___ SUPPLIED INFORMATION ___

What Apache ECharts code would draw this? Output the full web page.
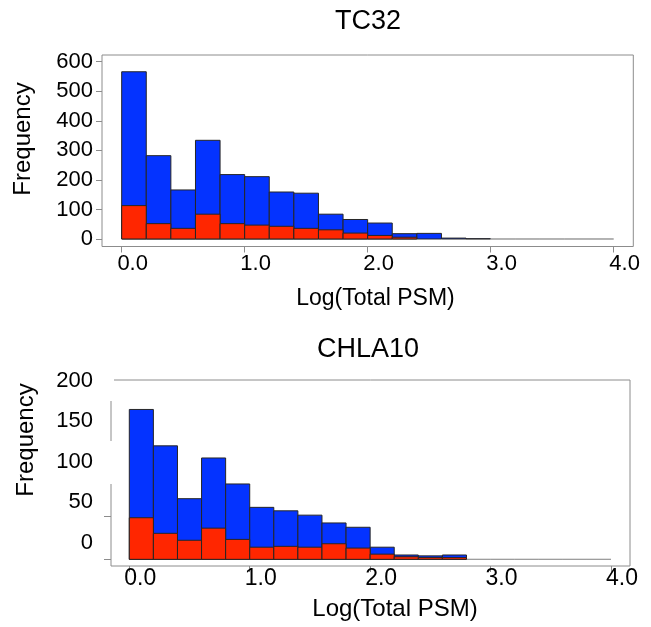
<!DOCTYPE html>
<html>
<head>
<meta charset="utf-8">
<script src="https://cdn.jsdelivr.net/npm/echarts@6/dist/echarts.min.js"></script>
<style>
  html, body { margin: 0; padding: 0; background: #fff; }
  #histChart { width: 651px; height: 627px; }
</style>
</head>
<body>
<div id="histChart"></div>
<script>
// bin edges of Log(Total PSM), 0.2 wide
var binEdges = [0, 0.2, 0.4, 0.6, 0.8, 1.0, 1.2, 1.4, 1.6, 1.8, 2.0,
                2.2, 2.4, 2.6, 2.8, 3.0, 3.2, 3.4, 3.6, 3.8, 4.0];

// TC32 counts per bin (all / subset)
var tc32All = [566, 282, 166, 334, 218, 211, 159, 155, 84, 66,
               54, 18, 19, 3, 1, 0, 0, 0, 0, 0];
var tc32Sub = [113, 52, 36, 84, 52, 47, 43, 36, 31, 20,
               12, 6, 0, 0, 0, 0, 0, 0, 0, 0];

// CHLA10 counts per bin (all / subset)
var chlaAll = [173, 131, 70, 117, 87, 60, 56, 51, 42, 37,
               14, 5, 4, 5, 0, 0, 0, 0, 0, 0];
var chlaSub = [48, 30, 22, 36, 23, 14, 15, 14, 18, 13,
               6, 3, 2, 2, 0, 0, 0, 0, 0, 0];

var xTicks = [0, 1, 2, 3, 4];
var xTickLabels = ['0.0', '1.0', '2.0', '3.0', '4.0'];
var tc32YTicks = [0, 100, 200, 300, 400, 500, 600];
var chlaYTicks = [0, 50];
var chlaYLabels = ['0', '50', '100', '150', '200'];

var FONT = 'Liberation Sans';
var BLUE = '#0433ff';
var RED = '#ff2600';
var FRAME = '#8c8c8c';

function toBins(counts) {
  return counts.map(function (n, i) { return [binEdges[i], binEdges[i + 1], n]; });
}

function histItem(isSub) {
  return function (params, api) {
    var n = api.value(2);
    if (isSub && n <= 0) return null;
    var p0 = api.coord([api.value(0), 0]);
    var p1 = api.coord([api.value(1), n]);
    return {
      type: 'rect',
      shape: { x: p0[0], y: p1[1], width: p1[0] - p0[0], height: p0[1] - p1[1] },
      style: { fill: api.visual('color'), stroke: n > 0 ? '#262626' : '#9a9a9a', lineWidth: 1 }
    };
  };
}

function histSeries(counts, color, isSub, idx) {
  return {
    type: 'custom',
    xAxisIndex: idx,
    yAxisIndex: idx,
    renderItem: histItem(isSub),
    itemStyle: { color: color },
    encode: { x: [0, 1], y: 2 },
    data: toBins(counts),
    silent: true
  };
}

function xAxisFor(idx, min, max, size, margin) {
  return {
    type: 'value', gridIndex: idx, min: min, max: max,
    axisLine: { show: false, onZero: false },
    splitLine: { show: false },
    axisTick: { show: true, length: 6, customValues: xTicks, lineStyle: { color: FRAME } },
    axisLabel: {
      customValues: xTicks, margin: margin, color: '#000',
      fontFamily: FONT, fontSize: size, padding: [0, 0, 0, 22],
      formatter: function (v) { return xTickLabels[xTicks.indexOf(v)]; }
    }
  };
}

function label(text, x, y, size, rotate) {
  return {
    type: 'text', x: x, y: y, rotation: rotate ? Math.PI / 2 : 0,
    style: { text: text, font: size + 'px "Liberation Sans"', fill: '#000', align: 'center', verticalAlign: 'middle' }
  };
}

var myChart = echarts.init(document.getElementById('histChart'), null, { renderer: 'canvas' });

myChart.setOption({
  backgroundColor: '#fff',
  animation: false,
  grid: [
    { left: 102, right: 17.7, top: 55, bottom: 380.5, show: true, borderColor: FRAME, borderWidth: 1 },
    { left: 111, right: 21, top: 380, bottom: 61, show: true, borderColor: FRAME, borderWidth: 1 },
    { left: 111, right: 21, top: 380.5, bottom: 84.5, show: false }
  ],
  xAxis: [
    xAxisFor(0, -0.16, 4.16, 22, 6),
    xAxisFor(1, -0.152, 4.158, 23, 1),
    { type: 'value', gridIndex: 2, show: false, min: 0, max: 1 }
  ],
  yAxis: [
    {
      type: 'value', gridIndex: 0, min: -25.4, max: 622.7,
      axisLine: { show: false, onZero: false }, splitLine: { show: false },
      axisTick: { show: true, length: 6, customValues: tc32YTicks, lineStyle: { color: FRAME } },
      axisLabel: { customValues: tc32YTicks, margin: 9, color: '#000', fontFamily: FONT, fontSize: 22, padding: [0, 0, 7, 0] }
    },
    {
      type: 'value', gridIndex: 1, min: -7.7, max: 207,
      axisLine: { show: false, onZero: false }, splitLine: { show: false },
      axisTick: { show: true, length: 7, customValues: chlaYTicks, lineStyle: { color: FRAME } },
      axisLabel: { show: false }
    },
    {
      // labels of the CHLA10 panel sit apart from its ticks
      type: 'value', gridIndex: 2, min: 0, max: 200, interval: 50,
      axisLine: { show: false, onZero: false }, splitLine: { show: false }, axisTick: { show: false },
      axisLabel: {
        margin: 18, color: '#000', fontFamily: FONT, fontSize: 22,
        formatter: function (v) { return chlaYLabels[v / 50]; }
      }
    }
  ],
  graphic: [
    { type: 'rect', z: 100, shape: { x: 100, y: 379, width: 14, height: 22 }, style: { fill: '#fff' } },
    { type: 'rect', z: 100, shape: { x: 100, y: 441, width: 14, height: 43 }, style: { fill: '#fff' } },
    label('TC32', 368, 22, 27),
    label('Log(Total PSM)', 375.5, 299, 23),
    label('Frequency', 23, 139, 24, true),
    label('CHLA10', 368, 350, 27),
    label('Log(Total PSM)', 395, 609, 24),
    label('Frequency', 26, 440, 24, true)
  ],
  series: [
    histSeries(tc32All, BLUE, false, 0),
    histSeries(tc32Sub, RED, true, 0),
    histSeries(chlaAll, BLUE, false, 1),
    histSeries(chlaSub, RED, true, 1)
  ]
});
</script>
</body>
</html>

___

Pictures stay out. Print the data exactly, from its first line through the line containing "6, 3, 2, 2, 0, 0, 0, 0, 0, 0];".

**RESULT FOR THIS TASK**
What Apache ECharts code would draw this? Output the full web page.
<!DOCTYPE html>
<html>
<head>
<meta charset="utf-8">
<script src="https://cdn.jsdelivr.net/npm/echarts@6/dist/echarts.min.js"></script>
<style>
  html, body { margin: 0; padding: 0; background: #fff; }
  #histChart { width: 651px; height: 627px; }
</style>
</head>
<body>
<div id="histChart"></div>
<script>
// bin edges of Log(Total PSM), 0.2 wide
var binEdges = [0, 0.2, 0.4, 0.6, 0.8, 1.0, 1.2, 1.4, 1.6, 1.8, 2.0,
                2.2, 2.4, 2.6, 2.8, 3.0, 3.2, 3.4, 3.6, 3.8, 4.0];

// TC32 counts per bin (all / subset)
var tc32All = [566, 282, 166, 334, 218, 211, 159, 155, 84, 66,
               54, 18, 19, 3, 1, 0, 0, 0, 0, 0];
var tc32Sub = [113, 52, 36, 84, 52, 47, 43, 36, 31, 20,
               12, 6, 0, 0, 0, 0, 0, 0, 0, 0];

// CHLA10 counts per bin (all / subset)
var chlaAll = [173, 131, 70, 117, 87, 60, 56, 51, 42, 37,
               14, 5, 4, 5, 0, 0, 0, 0, 0, 0];
var chlaSub = [48, 30, 22, 36, 23, 14, 15, 14, 18, 13,
               6, 3, 2, 2, 0, 0, 0, 0, 0, 0];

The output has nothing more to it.